Gordon offered a preview of his newest book, “Toward Nationalism’s End: An Intellectual Biography of Hans Kohn,” which provides a biographical portrait of Kohn, a leading 20th century scholar of nationalism. Gordon presents the continual evolution of Kohn’s theory of nationalism in the context of Jewish history and the changing world around him.

Considered the “father of nationalism,” according to Gordon, Kohn struggled with deep apprehension of nationalism’s destructive potential, and was forced to realize the persistence of national sentiment. Kohn wrestled with its centrality and formative impact on people’s lives, present and future.

During the last overseas trip of his presidency, to Athens, Greece, former President Barack Obama warned against nationalistic tribalism.

“We are going to have to guard against a rise in a crude sort of nationalism or ethnic identity, or tribalism, that is built around an ‘us’ and a ‘them,’” Obama said on Nov. 15.

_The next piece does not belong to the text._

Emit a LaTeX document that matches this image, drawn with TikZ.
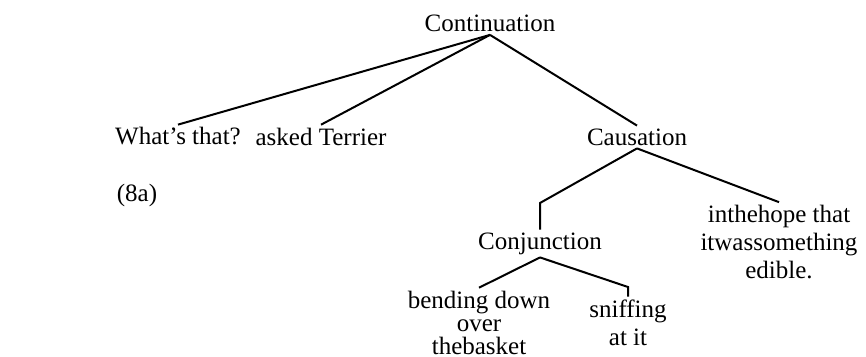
\documentclass[tikz,border=0pt]{standalone}
\usepackage{fontspec}
\setmainfont{Liberation Serif}
\begin{document}
\begin{tikzpicture}[x=0.5pt,y=-0.5pt,line width=1pt,
    every node/.style={font=\fontsize{12.5}{14}\selectfont,align=center,inner sep=1pt}]
      \useasboundingbox (0,0) rectangle (866,357);
      \draw
        (490,23.5) node (cont){Continuation}
        (178,136.5) node (whats){What's that?}
        (321,136.5) node (asked){asked Terrier}
        (637,137) node (caus){Causation}
        (137,195) node (label){(8a)}
        (540,243.5) node (conj){Conjunction}
        (779,242) node (hope){inthehope that\\itwassomething\\edible.}
        (479,322.5) node[font=\fontsize{12.5}{11.5}\selectfont] (bend){bending down\\over\\thebasket}
        (628,322.5) node (sniff){sniffing\\at it};
      \coordinate (k1) at (540,203);
      \coordinate (k2) at (628,287);
      \begin{scope}[-]
        \draw (cont.south) to (whats.north);
        \draw (cont.south) to (asked.north);
        \draw (cont.south) to (caus.north);
        \draw (caus.south) to (k1) to (conj.north);
        \draw (caus.south) to (hope.north);
        \draw (conj.south) to (bend.north);
        \draw (conj.south) to (k2) to (sniff.north);
      \end{scope}
    \end{tikzpicture}
\end{document}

President Donald Trump’s victory in November, Britain’s vote in June to leave the European Union, and France’s unpredictable presidential election result from a rapidly globalizing world. 

The question of if there can be any nationalism without an ethnic, tribal grouping, and how to effectively tell the one from the other, frames Kohn’s struggle. Gordon described him as a “serial ideological convert” who never formulated “the complete theory of nationalism, because there is none.”

Adi Gordon speaks to students and faculty about Hans Kohn's struggle with nationalism April 26. Nicole Reisinger/Mitzpeh.
Adi Gordon speaks to students and faculty about Hans Kohn’s struggle with nationalism April 26. Nicole Reisinger/Mitzpeh.

His lifelong contention with nationalism began with his Zionist activity in Habsburg-ruled Prague; however, his major works were written during and after his slow and painful break with Zionism.

When Kohn initially discovered nationalism, he saw it as a solution to the Jewish question. Traditionally a conventional European institution inapplicable to the Jewish case, Kohn sought to amend it to replicate Jewish thought of turning inward.

Before World War I, in the face of wanting imperial world power, ethnic romantic nationalism was rooted in the idea of a national race, land, culture and language. As an Austrian soldier and prisoner of war, Kohn observed the dichotomy between “cultural” and “political” nationalism.

Upon his return from war, Kohn wanted the Jewish legacy to transcend nationalism, and called for a binational Palestine. He believed the ideology of a nation-state conflicted with his view of nationalism, and subsequently promoted what he called “active pacifism” to achieve world order.

Gordon marked 1934-1971 as Kohn’s American career. The discontent scholar moved to the U.S. because he viewed Zionism as ethnic nationalism of the German type, and focused on American Jewry’s role in a civic Jewish nationalism.

The tension between his rejection and acknowledgement of nationalism is expressed in Kohn’s insistence that there is a good, even justified, nationalism, and a bad nationalism which is to be combated and eventually eradicated.

Junior David Malamud, a history, Jewish studies and classics major and president of the Jewish Studies Student Association, Tzavim, said Kohn took “an unusual path that few influential Jewish thinkers have pursued in the mid-20th century,” referring to his initial embrace, gradual distancing and final rejection of Zionism.

“Hans Kohn’s struggles with Zionism are very relevant to the Israeli-Palestinian conflict today,” Malamud said, “as journalists annually mourn the death of the two-state solution and more people begin to embrace a binational state like Kohn.”